An American Bar Association Tax Section practitioner forum discussed what Kimberly should do next procedurally. My suggestion was:
The mistake made in this case was asking for innocent spouse relief which the court denied as it had to since no joint return was found to have been filed. Interestingly, the tax could be higher on a MFS return. A MFS return filed now will probably be rejected by the IRS computer since a return has already been recorded under client’s SSN. You can request, as has been suggested, that IRS abate the joint assessment against client. If IRS is not cooperative, the Taxpayer Advocate should be able to help clear up the client’s account since you have the Tax Court decision that no joint return was filed. Alternatively, if client has already received her due process collection notice on this assessment Appeals consideration can still be requested.

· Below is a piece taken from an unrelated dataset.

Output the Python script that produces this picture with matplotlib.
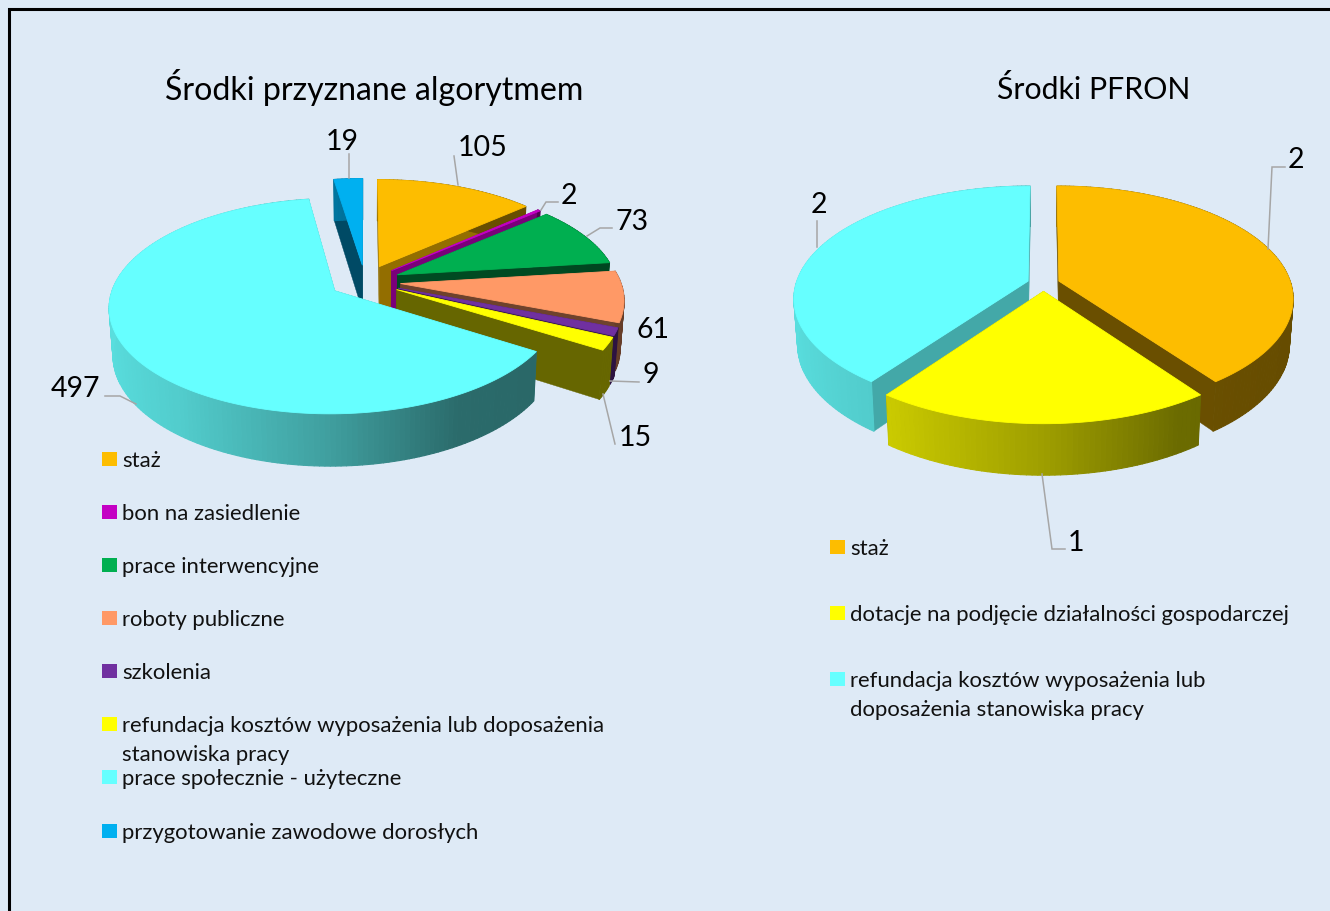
import numpy as np
import matplotlib
matplotlib.use("Agg")
import matplotlib.pyplot as plt
from matplotlib.collections import PolyCollection
from matplotlib.patches import Rectangle

plt.rcParams['font.family'] = ['Lato', 'DejaVu Sans']

BG = '#DEEAF6'
LEADER = '#A6A6A6'

# ---- data ----
left_title = 'Środki przyznane algorytmem'
left_categories = ['staż', 'bon na zasiedlenie', 'prace interwencyjne', 'roboty publiczne',
                   'szkolenia', 'refundacja kosztów wyposażenia lub doposażenia\nstanowiska pracy',
                   'prace społecznie - użyteczne', 'przygotowanie zawodowe dorosłych']
left_values = [105, 2, 73, 61, 9, 15, 497, 19]
left_colors = ['#FDBD00', '#C400C4', '#00AF50', '#FF9966', '#7030A0', '#FFFF00', '#66FFFF', '#00B0F0']
left_face_shade = [0.58, 0.62, 0.42, 0.43, 0.5, 0.4, 0.5, 0.42]

right_title = 'Środki PFRON'
right_categories = ['staż', 'dotacje na podjęcie działalności gospodarczej',
                    'refundacja kosztów wyposażenia lub\ndoposażenia stanowiska pracy']
right_values = [2, 1, 2]
right_colors = ['#FDBD00', '#FFFF00', '#66FFFF']
right_face_shade = [0.42, 0.4, 0.66]

# value label: text position and leader path, in figure pixels
left_labels = [((483, 148.5), [(454, 157), (458, 186)]),
               ((569, 196.5), [(541, 211), (546, 203), (558, 203)]),
               ((632, 222.5), [(587, 237), (600, 229), (612, 229)]),
               ((653, 330.5), None),
               ((651, 375.5), [(610, 382), (639, 383)]),
               ((635, 438.5), [(603, 395), (615, 445)]),
               ((75, 389.5), [(105, 397), (120, 397), (136, 405)]),
               ((342, 141.5), [(349, 155), (349, 179)])]
right_labels = [((1296, 160.5), [(1268, 250), (1272, 168), (1285, 168)]),
                ((1076, 543.5), [(1042, 475), (1052, 550), (1065, 550)]),
                ((819, 205.5), [(817, 248), (817, 222)])]

NUM_SIZE = 20.5
TITLE_SIZE = 23.1
TITLE2_SIZE = 21.8
LEG_SIZE = 15.9

fig = plt.figure(figsize=(13.3, 9.12), dpi=100, facecolor=BG)
ax = fig.add_axes([0, 0, 1, 1])
ax.set_xlim(0, 1330)
ax.set_ylim(912, 0)
ax.axis('off')


def shaded(color, s):
    r, g, b = matplotlib.colors.to_rgb(color)
    return (r * s, g * s, b * s)


def rim_shade(x):
    return np.interp(x, [-1, -0.6, 0, 0.5, 1], [0.87, 0.8, 0.62, 0.42, 0.4])


def draw_pie(values, colors, face_shade, cx, cy, R, ry, k, e, D):
    vals = np.asarray(values, float)
    edges = np.concatenate([[0], np.cumsum(vals)]) / vals.sum() * 2 * np.pi

    def proj(X, Y, z):
        f = 1 / (1 + k * Y)
        b = 1 - 0.015 * z
        return cx + R * X * f * b, cy + (-ry * Y * f * b + D * z * f)

    order = sorted(range(len(vals)), key=lambda i: -np.cos((edges[i] + edges[i + 1]) / 2))
    zo = 2
    for i in order:
        a0, a1 = edges[i], edges[i + 1]
        mid = (a0 + a1) / 2
        ox, oy = e * np.sin(mid), e * np.cos(mid)
        n = max(2, int((a1 - a0) / np.radians(1.2)))
        th = np.linspace(a0, a1, n + 1)
        rx_, ry_ = ox + np.sin(th), oy + np.cos(th)
        col = colors[i]
        dark = shaded(col, face_shade[i])
        # radial faces
        for ang in (a0, a1):
            X = ox + np.sin(ang)
            Y = oy + np.cos(ang)
            pts = [proj(ox, oy, 0), proj(X, Y, 0), proj(X, Y, 1), proj(ox, oy, 1)]
            ax.fill(*zip(*pts), color=dark, lw=0.3, zorder=zo)
        # rim, with a gradient
        polys, cols = [], []
        for j in range(n):
            polys.append([proj(rx_[j], ry_[j], 0), proj(rx_[j + 1], ry_[j + 1], 0),
                          proj(rx_[j + 1], ry_[j + 1], 1), proj(rx_[j], ry_[j], 1)])
            cols.append(shaded(col, rim_shade(np.sin((th[j] + th[j + 1]) / 2))))
        ax.add_collection(PolyCollection(polys, facecolors=cols, edgecolors=cols,
                                         linewidths=0.8, zorder=zo + 0.1))
        # top
        top = [proj(ox, oy, 0)] + [proj(x, y, 0) for x, y in zip(rx_, ry_)]
        ax.fill(*zip(*top), color=col, lw=0.6, zorder=zo + 0.2)
        zo += 1


def draw_labels(values, labels):
    for v, ((tx, ty), path) in zip(values, labels):
        if path:
            ax.plot(*zip(*path), color=LEADER, lw=1.1, zorder=30, solid_joinstyle='miter')
        ax.text(tx, ty, str(v), fontsize=NUM_SIZE, ha='center', va='center', color='black', zorder=31)


def draw_legend(cats, colors, x, ys):
    for c, col, y in zip(cats, colors, ys):
        ax.add_patch(Rectangle((x, y - 7), 15, 14, facecolor=col, edgecolor='none', zorder=32))
        parts = c.split('\n')
        ax.text(x + 20, y + 1.5, parts[0], fontsize=LEG_SIZE, va='center', ha='left', color='#111111', zorder=33)
        if len(parts) > 1:
            ax.text(x + 20, y + 30.5, parts[1], fontsize=LEG_SIZE, va='center', ha='left', color='#111111', zorder=33)


draw_pie(left_values, left_colors, left_face_shade, 365, 282.5, 220, 103, 0.14, 0.162, 46)
draw_pie(right_values, right_colors, right_face_shade, 1043.5, 284.5, 232, 110, 0.15, 0.07, 45)
draw_labels(left_values, left_labels)
draw_labels(right_values, right_labels)
draw_legend(left_categories, left_colors, 102, [460, 513, 566, 619, 672, 725, 778, 832])
draw_legend(right_categories, right_colors, 830, [548, 614, 680])

ax.text(374.5, 99.5, left_title, fontsize=TITLE_SIZE, ha='center', va='baseline', color='black')
ax.text(1094, 99, right_title, fontsize=TITLE2_SIZE, ha='center', va='baseline', color='black')

# outer frame
ax.plot([1330, 8.5, 8.5], [10, 10, 912], color='black', lw=2.2, zorder=40, solid_joinstyle='miter')

fig.savefig('out.png', dpi=100, facecolor=BG)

This is not a forgery case, by the way. The former husband submitted an unauthorized putative joint return, which the court rejected. He did not forge the client’s signature, however. Another question: Why did the return preparer transmit the joint return without having in her possession a Form 8879 signed by the wife? She has a malpractice issue.

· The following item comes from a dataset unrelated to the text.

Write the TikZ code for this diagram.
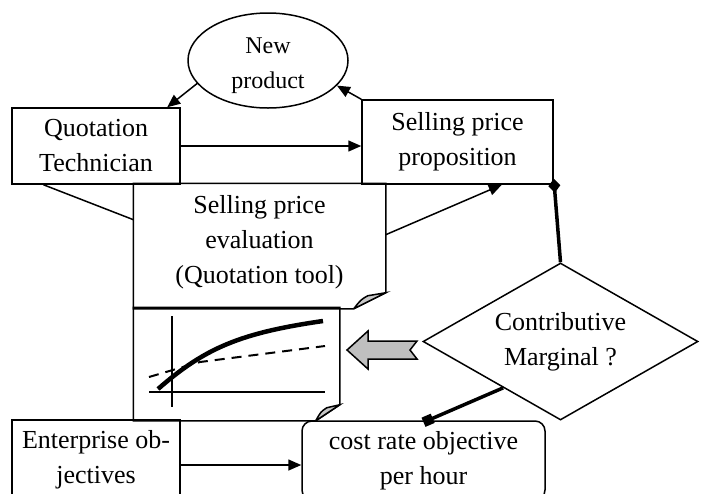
\documentclass[tikz,border=0pt]{standalone}
\usepackage{fontspec}
\setmainfont{Liberation Serif}
\usetikzlibrary{shapes.geometric,arrows.meta,calc}

\begin{document}
\begin{tikzpicture}[x=0.5pt, y=-0.5pt, line width=0.75pt,
	>={Triangle[length=6.5pt,width=5.5pt]},
	every node/.style={font=\fontsize{13}{17.5}\selectfont, align=center, inner sep=0pt},
	main node/.style={rectangle,draw},
	page node/.style={rectangle},
	fat line/.style={line width=1.75pt}]

	\useasboundingbox (0,0) rectangle (705,493);

	\node[ellipse,draw,minimum width=80pt,minimum height=47.5pt,
		label={[yshift=-2.5pt,font=\fontsize{12}{17.5}\selectfont]center:New\\product}] (1) at (268,60.5) {};
	\node[main node,minimum width=84pt,minimum height=38pt] (2) at (96,146) {Quotation\\Technician};
	\node[main node,minimum width=95.5pt,minimum height=42pt] (3) at (457.5,142) {Selling price\\proposition};
	\node[page node,minimum width=125.5pt,minimum height=62pt,
		label={[yshift=2pt]center:Selling price\\evaluation\\(Quotation tool)}] (4) at (259.5,246) {};
	\node[page node,minimum width=102.5pt,minimum height=56pt] (5) at (236.5,364) {};
	\node[diamond,draw,aspect=1.75,minimum width=137.5pt,minimum height=78.5pt] (6) at (560.5,341.5) {Contributive\\Marginal ?};
	\node[main node,minimum width=84pt,minimum height=40pt] (7) at (96,460) {Enterprise ob-\\jectives};
	\node[main node,rounded corners=5pt,minimum width=121.5pt,minimum height=39.5pt] (8) at (423.5,460.5) {cost rate objective\\per hour};

	% pages with a turned corner
	\draw (4.south west) -- (4.north west) -- (4.north east) -- ($(4.south east)+(0,-16)$) -- ($(4.south east)+(-32,0)$) -- cycle;
	\filldraw[fill=black!22] ($(4.south east)+(-32,0)$) -- ($(4.south east)+(0,-16)$) -- ($(4.south east)+(-18,-13)$) .. controls ($(4.south east)+(-25,-9)$) .. ($(4.south east)+(-32,0)$);
	\draw (5.south west) -- (5.north west) -- (5.north east) -- ($(5.south east)+(0,-16)$) -- ($(5.south east)+(-24,0)$) -- cycle;
	\filldraw[fill=black!22] ($(5.south east)+(-24,0)$) -- ($(5.south east)+(0,-16)$) -- ($(5.south east)+(-13,-13)$) .. controls ($(5.south east)+(-19,-9)$) .. ($(5.south east)+(-24,0)$);

	% curves on the page
	\draw (172,316) -- (172,407);
	\draw (149,392) -- (325,392);
	\draw[line width=2.25pt] (158,389) .. controls (205,348) and (240,333) .. (323,321);
	\draw[dash pattern=on 5pt off 3.5pt, line width=1pt] (149,377) -- (200,362) -- (325,346);

	% block arrow
	\filldraw[fill=black!25] (347,350) -- (368,331) -- (368,341) -- (417,341) -- (410,350) -- (417,359) -- (368,359) -- (368,369) -- cycle;

	\coordinate (e) at ($(7.east)+(0,5)$);

	\draw[->] (2.east) -- (2.east -| 3.west);
	\draw[->] (1.198) -- ($(2.north west)!0.92!(2.north east)$);
	\draw[->] (3.north west) -- (1.-20);
	\draw ($(2.south west)!0.19!(2.south east)$) -- ($(4.north west)!0.29!(4.south west)$);
	\draw[->] ($(4.north east)!0.41!(4.south east)$) -- ($(3.south west)!0.73!(3.south east)$);
	\draw[fat line,{Diamond[length=7pt,width=6pt]}-] ([yshift=3pt]3.south east) -- (6.north);
	\draw[fat line,-{Square[length=5pt,width=5pt]}] ($(6.west)!0.585!(6.south)$) -- ([yshift=-1pt]8.north);
	\draw[->] (e) -- (e -| 8.west);
\end{tikzpicture}
\end{document}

Also, I would not be surprised if the former husband goes back into family court alleging that the former wife breached the dissolution agreement, arguing that the agreement’s statement that the parties would file separate returns in 2008 implicitly means that they would file jointly in 2007. He cannot compel her to file jointly, but would seek damages for her refusal to file jointly. I don’t suggest he would be successful, only that he might try.

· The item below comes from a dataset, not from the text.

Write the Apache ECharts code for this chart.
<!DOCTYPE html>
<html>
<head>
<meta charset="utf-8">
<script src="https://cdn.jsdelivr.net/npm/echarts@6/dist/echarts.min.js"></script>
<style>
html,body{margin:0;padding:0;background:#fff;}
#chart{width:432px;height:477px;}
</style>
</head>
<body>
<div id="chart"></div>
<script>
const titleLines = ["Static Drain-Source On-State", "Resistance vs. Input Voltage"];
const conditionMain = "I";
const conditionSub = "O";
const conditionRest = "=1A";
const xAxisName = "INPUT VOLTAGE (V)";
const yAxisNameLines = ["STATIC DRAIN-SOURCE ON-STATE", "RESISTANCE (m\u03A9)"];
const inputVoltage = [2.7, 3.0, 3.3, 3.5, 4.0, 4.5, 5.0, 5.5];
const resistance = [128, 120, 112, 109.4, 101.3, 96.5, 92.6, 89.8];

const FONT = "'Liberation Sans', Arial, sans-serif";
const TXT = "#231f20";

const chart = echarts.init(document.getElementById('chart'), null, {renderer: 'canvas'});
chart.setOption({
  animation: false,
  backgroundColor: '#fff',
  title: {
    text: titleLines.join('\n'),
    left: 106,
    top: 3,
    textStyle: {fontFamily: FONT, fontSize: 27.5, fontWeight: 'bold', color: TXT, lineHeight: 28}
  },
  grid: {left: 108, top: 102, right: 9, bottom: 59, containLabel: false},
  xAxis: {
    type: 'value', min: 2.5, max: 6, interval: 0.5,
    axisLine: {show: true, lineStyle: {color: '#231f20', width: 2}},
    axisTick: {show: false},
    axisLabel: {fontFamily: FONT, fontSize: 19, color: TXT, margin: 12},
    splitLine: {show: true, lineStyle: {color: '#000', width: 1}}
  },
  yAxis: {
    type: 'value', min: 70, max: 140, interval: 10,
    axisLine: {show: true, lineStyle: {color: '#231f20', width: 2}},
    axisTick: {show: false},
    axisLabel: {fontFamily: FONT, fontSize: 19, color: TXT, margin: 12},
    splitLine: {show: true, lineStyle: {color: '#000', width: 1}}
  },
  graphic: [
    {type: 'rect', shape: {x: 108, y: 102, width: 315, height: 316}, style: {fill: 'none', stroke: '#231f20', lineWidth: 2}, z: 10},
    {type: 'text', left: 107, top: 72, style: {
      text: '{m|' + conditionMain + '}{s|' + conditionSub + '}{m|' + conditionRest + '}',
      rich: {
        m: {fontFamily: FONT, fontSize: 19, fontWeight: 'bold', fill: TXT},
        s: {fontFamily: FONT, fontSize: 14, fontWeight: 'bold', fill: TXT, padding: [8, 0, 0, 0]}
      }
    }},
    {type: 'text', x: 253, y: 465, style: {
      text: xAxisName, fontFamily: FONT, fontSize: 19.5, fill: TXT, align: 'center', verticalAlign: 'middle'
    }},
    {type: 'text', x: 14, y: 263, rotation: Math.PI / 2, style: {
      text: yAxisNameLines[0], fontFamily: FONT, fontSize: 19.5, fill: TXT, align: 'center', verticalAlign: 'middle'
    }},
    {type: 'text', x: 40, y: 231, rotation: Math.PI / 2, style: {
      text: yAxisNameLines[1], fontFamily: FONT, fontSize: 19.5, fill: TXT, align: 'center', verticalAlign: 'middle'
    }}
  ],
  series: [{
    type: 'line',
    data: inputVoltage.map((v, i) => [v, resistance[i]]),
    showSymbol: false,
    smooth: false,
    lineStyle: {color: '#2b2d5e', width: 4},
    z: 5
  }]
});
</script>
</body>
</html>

- The Martial Dissolution Agreement should have explicitly covered whether a joint return would be filed for 2007.
- Ideally, Kimberly would have been advised (not the case here) about how much money filing jointly would save her over filing separately.
- Then she could have (again, not the case here due to her mental condition) weighed the dollar savings against not being party to a joint return with violence prone George. She might have wanted to have nothing to do with him and just pay the toll charge for filing separately. Sometimes personal considerations outweigh financial ones.
- Kimberly should have filed a married filing separately return if she did not want to file jointly. That would have prevented George from being able to claim she’d intended to file jointly.
- Not having done that, she should have based her appeal of collection activity against her by arguing that no joint return had been filed because she did not sign the return, consent to file jointly or intend to file jointly; and, submitted a MFS return to appeals.
- Still, the Tax Court decision will be helpful in obtaining an abatement of the joint return liability. But, she’ll have to file a separate return.
- From a strictly financial position, Kimberly may have been misguided in objecting to the joint return liability to begin with, since it appears that most of the income was attributable to her retirement distributions and she will likely owe more tax on an MFS return.
- Thus, it is important to understand your best option to minimize the tax liability before claiming innocent spouse status. For, in this case, even if a joint return had been found to have been filed, Kimberly would not have been relieved of most of the joint return liability, as most of the income items on the joint return were her own income items.